The judge may, at these stages, before trial, start developing a sense of the case. This is the reason that the preliminary stages of a case are highly significant.
What are closing statements?
After all the evidence has been presented each lawyer summarizes the evidence and argues in favor of the client’s position. Usually in more complicated trials, the closing statements are made in writing. Traditionally, the Plaintiff would first submit a written closing followed by the Defendant. But with the compressed time frames required under the 2016 Rewrite to Illinois divorce law, judges more often require written closing arguments to be exchanged at the same time in complex cases.
What comes next?
After written closing statements, the judge issues his or her decision in more complex cases through a Memorandum of Opinion. One of the lawyers then must write out the terms of the Judgment for Dissolution consistent with the court’s decision. Occasionally, the court will simply submit its own Judgment.
What can I do if I don’t like the judge’s ruling?
Your lawyer can move to reconsider the trial court’s decision or file notice of appearance starting the appeal process.
See the Gitlin Law Firm’s Q&A regarding appeals of your divorce case.
What happens with most appeals?
The odds tend to be against garden-variety decisions made by the trial court. An appeal is not a new trial. An appeal goes to a different, a higher, court. In Illinois, the appeal goes to a three justice court. The appellate court does not hear any evidence. It has available for its consideration the record. This record consists of—
- All of the the documents that were filed and entered in the trial court;
- The transcripts of the testimony of all witnesses;
- All of the documents that were introduced into evidence.

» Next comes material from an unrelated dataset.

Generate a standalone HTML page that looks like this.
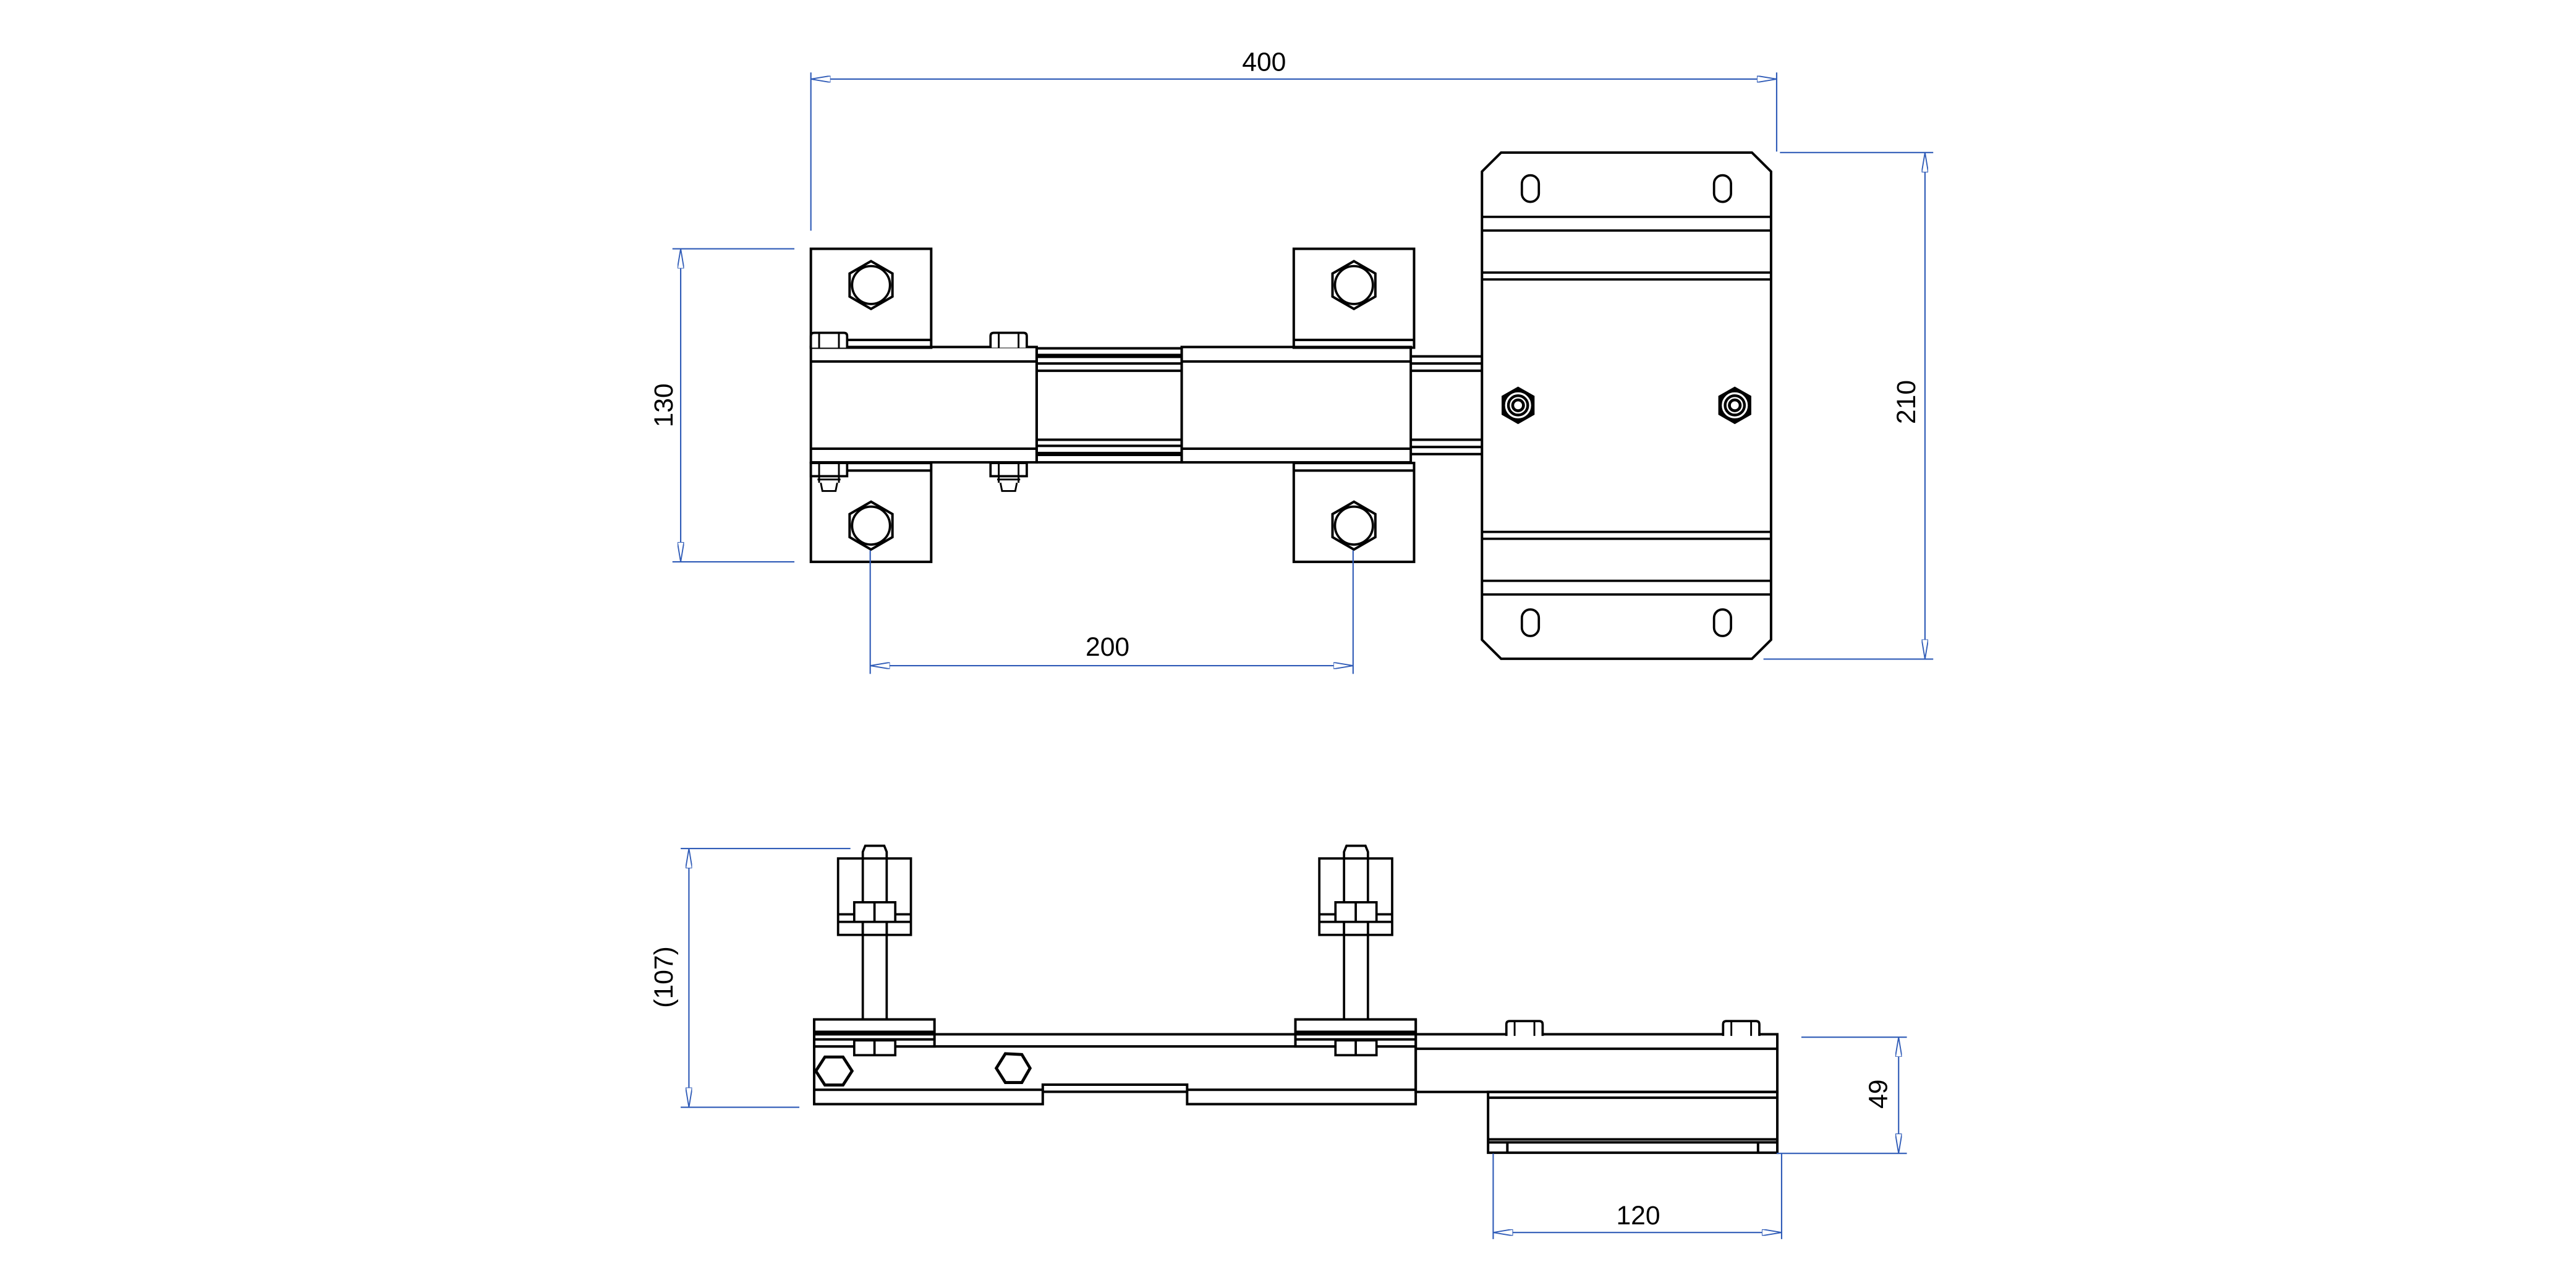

The lawyers for each side file briefs. These briefs summarize the facts and argue the law in favor of the client. Then certain cases involve oral arguments. In others, the appellate panel merely issues its decision.
What is the standard used to review trial court decisions?
Because many cases involve the issue of whether the trial court abused its discretion, appellate courts are more apt to affirm the trial court than reverse it. There are cases that involve issues or law. For the construction of a settlement agreement or issues of law, the appellate court determines certain issues with a de novo review (like a new matter). This is the easiest form of review. Your appellate lawyer will need to articulate the standard for review in the appellate brief.